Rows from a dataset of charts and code
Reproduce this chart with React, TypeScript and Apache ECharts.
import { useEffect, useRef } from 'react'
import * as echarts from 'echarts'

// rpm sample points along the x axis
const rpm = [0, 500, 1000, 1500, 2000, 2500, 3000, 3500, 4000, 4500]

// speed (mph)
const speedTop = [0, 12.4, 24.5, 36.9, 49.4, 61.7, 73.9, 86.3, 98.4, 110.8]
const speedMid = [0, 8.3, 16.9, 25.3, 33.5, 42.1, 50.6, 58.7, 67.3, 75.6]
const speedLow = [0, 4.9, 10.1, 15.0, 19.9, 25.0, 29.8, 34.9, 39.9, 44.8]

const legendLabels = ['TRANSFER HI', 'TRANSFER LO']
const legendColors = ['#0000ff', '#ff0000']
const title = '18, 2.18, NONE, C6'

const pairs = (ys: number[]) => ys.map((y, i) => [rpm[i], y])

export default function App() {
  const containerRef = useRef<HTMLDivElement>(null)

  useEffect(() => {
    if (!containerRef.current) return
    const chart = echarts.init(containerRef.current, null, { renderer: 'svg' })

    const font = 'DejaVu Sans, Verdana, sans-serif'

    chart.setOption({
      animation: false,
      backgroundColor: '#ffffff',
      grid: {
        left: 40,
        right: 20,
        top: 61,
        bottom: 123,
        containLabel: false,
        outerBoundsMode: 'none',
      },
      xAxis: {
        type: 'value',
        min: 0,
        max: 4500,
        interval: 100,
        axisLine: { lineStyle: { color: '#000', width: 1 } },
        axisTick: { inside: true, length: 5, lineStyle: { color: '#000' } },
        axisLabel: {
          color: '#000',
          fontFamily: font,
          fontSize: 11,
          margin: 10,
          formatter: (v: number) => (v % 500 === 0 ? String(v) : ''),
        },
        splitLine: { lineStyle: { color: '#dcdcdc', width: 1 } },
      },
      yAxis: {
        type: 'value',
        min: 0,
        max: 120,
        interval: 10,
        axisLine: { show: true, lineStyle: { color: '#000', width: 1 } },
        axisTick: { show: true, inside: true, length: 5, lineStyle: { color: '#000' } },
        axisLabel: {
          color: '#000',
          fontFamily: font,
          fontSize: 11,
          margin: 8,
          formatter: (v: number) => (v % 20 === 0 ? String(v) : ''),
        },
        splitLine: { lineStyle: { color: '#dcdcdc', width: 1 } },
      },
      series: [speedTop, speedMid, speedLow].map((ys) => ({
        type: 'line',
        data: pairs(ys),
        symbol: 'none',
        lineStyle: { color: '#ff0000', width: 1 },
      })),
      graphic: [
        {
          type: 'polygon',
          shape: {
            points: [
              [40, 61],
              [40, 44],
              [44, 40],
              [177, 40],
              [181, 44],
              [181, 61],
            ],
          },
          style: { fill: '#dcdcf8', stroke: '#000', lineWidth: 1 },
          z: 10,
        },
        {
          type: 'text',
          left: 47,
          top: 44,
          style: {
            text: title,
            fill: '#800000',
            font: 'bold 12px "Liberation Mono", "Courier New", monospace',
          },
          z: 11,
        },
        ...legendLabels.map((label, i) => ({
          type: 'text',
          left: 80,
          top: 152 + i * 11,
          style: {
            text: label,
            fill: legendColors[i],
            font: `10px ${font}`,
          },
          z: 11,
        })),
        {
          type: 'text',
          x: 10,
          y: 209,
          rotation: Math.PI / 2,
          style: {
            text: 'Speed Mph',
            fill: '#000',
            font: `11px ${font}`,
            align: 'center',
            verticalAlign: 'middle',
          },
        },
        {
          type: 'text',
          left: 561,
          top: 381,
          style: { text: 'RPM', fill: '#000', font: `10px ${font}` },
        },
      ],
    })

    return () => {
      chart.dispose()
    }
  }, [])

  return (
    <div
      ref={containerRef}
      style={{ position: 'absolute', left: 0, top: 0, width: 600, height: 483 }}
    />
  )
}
---
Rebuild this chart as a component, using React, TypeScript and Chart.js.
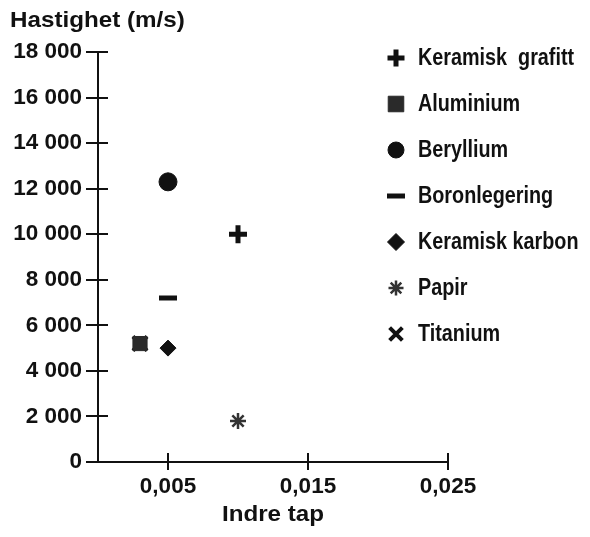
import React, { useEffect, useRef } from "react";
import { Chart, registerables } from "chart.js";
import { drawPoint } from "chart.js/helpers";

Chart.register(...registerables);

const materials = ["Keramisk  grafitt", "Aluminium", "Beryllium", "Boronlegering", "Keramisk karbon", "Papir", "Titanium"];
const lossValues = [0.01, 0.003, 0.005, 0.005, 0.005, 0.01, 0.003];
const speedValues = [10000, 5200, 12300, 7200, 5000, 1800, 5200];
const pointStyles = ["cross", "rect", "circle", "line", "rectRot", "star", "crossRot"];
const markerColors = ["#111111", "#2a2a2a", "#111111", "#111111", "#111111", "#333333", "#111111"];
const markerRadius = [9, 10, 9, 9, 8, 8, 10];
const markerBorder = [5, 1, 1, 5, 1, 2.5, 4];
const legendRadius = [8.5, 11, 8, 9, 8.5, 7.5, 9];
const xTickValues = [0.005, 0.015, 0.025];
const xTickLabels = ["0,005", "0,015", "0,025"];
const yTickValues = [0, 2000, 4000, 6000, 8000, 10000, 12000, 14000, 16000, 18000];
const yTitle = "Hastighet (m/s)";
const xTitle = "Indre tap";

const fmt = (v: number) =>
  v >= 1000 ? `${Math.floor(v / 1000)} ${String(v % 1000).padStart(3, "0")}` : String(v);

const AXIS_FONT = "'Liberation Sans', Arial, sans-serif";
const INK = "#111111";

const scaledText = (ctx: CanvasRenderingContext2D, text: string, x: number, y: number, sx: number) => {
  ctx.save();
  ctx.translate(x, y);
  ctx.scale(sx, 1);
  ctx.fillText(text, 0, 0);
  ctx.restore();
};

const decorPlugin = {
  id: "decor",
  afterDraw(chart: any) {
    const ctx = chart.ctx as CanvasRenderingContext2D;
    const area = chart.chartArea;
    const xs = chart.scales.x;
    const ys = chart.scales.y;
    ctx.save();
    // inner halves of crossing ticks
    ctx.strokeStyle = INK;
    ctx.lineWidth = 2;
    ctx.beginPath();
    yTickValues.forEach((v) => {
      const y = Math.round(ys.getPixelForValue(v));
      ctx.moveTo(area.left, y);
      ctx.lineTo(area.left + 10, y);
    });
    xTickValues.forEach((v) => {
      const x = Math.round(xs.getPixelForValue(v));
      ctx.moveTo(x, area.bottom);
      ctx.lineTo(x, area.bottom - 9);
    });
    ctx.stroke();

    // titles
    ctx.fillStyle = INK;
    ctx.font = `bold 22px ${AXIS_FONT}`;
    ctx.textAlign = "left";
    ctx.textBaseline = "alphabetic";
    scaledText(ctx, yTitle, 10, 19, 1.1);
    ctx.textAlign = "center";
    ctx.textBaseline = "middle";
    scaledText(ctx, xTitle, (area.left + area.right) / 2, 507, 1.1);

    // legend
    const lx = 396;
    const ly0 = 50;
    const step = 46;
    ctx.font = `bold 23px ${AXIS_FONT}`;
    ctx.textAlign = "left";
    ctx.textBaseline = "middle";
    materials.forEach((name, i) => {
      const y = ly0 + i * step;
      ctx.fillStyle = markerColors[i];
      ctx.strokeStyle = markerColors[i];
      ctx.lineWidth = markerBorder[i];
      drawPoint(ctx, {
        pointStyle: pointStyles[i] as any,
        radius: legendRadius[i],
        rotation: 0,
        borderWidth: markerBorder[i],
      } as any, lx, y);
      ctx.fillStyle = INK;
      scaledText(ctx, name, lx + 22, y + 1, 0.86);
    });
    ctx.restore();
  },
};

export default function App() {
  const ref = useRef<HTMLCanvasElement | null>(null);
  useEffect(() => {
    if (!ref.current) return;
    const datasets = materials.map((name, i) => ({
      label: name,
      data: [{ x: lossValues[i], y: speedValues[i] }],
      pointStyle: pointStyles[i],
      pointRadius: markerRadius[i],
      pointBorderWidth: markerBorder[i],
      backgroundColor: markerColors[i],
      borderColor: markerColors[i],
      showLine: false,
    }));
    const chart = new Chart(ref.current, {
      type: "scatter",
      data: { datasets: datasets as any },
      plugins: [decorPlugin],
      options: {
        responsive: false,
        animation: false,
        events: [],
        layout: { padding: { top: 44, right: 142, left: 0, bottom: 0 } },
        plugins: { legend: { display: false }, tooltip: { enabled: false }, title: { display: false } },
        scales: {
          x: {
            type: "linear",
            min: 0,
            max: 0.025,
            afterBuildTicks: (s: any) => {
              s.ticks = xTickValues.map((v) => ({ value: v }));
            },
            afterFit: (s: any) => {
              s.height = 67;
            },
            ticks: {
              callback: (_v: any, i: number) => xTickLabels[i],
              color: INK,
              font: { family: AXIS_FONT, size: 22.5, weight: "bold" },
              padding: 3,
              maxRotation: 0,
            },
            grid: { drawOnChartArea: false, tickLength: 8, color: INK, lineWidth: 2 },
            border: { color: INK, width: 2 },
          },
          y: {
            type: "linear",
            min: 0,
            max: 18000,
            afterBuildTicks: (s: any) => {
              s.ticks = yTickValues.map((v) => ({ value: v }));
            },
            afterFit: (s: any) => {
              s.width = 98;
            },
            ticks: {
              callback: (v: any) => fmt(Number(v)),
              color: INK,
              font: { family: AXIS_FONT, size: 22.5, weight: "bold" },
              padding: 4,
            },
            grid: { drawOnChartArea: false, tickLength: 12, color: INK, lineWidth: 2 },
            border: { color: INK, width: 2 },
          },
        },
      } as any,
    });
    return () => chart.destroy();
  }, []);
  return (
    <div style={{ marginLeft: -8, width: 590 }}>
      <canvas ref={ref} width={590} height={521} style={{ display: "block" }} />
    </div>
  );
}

> _Goal_:
Please print exactly, and only, the lines from the line with "Reproduce this chart" to the line with "const font = 'DejaVu", both included.

> _The response_:
Reproduce this chart with React, TypeScript and Apache ECharts.
import { useEffect, useRef } from 'react'
import * as echarts from 'echarts'

// rpm sample points along the x axis
const rpm = [0, 500, 1000, 1500, 2000, 2500, 3000, 3500, 4000, 4500]

// speed (mph)
const speedTop = [0, 12.4, 24.5, 36.9, 49.4, 61.7, 73.9, 86.3, 98.4, 110.8]
const speedMid = [0, 8.3, 16.9, 25.3, 33.5, 42.1, 50.6, 58.7, 67.3, 75.6]
const speedLow = [0, 4.9, 10.1, 15.0, 19.9, 25.0, 29.8, 34.9, 39.9, 44.8]

const legendLabels = ['TRANSFER HI', 'TRANSFER LO']
const legendColors = ['#0000ff', '#ff0000']
const title = '18, 2.18, NONE, C6'

const pairs = (ys: number[]) => ys.map((y, i) => [rpm[i], y])

export default function App() {
  const containerRef = useRef<HTMLDivElement>(null)

  useEffect(() => {
    if (!containerRef.current) return
    const chart = echarts.init(containerRef.current, null, { renderer: 'svg' })

    const font = 'DejaVu Sans, Verdana, sans-serif'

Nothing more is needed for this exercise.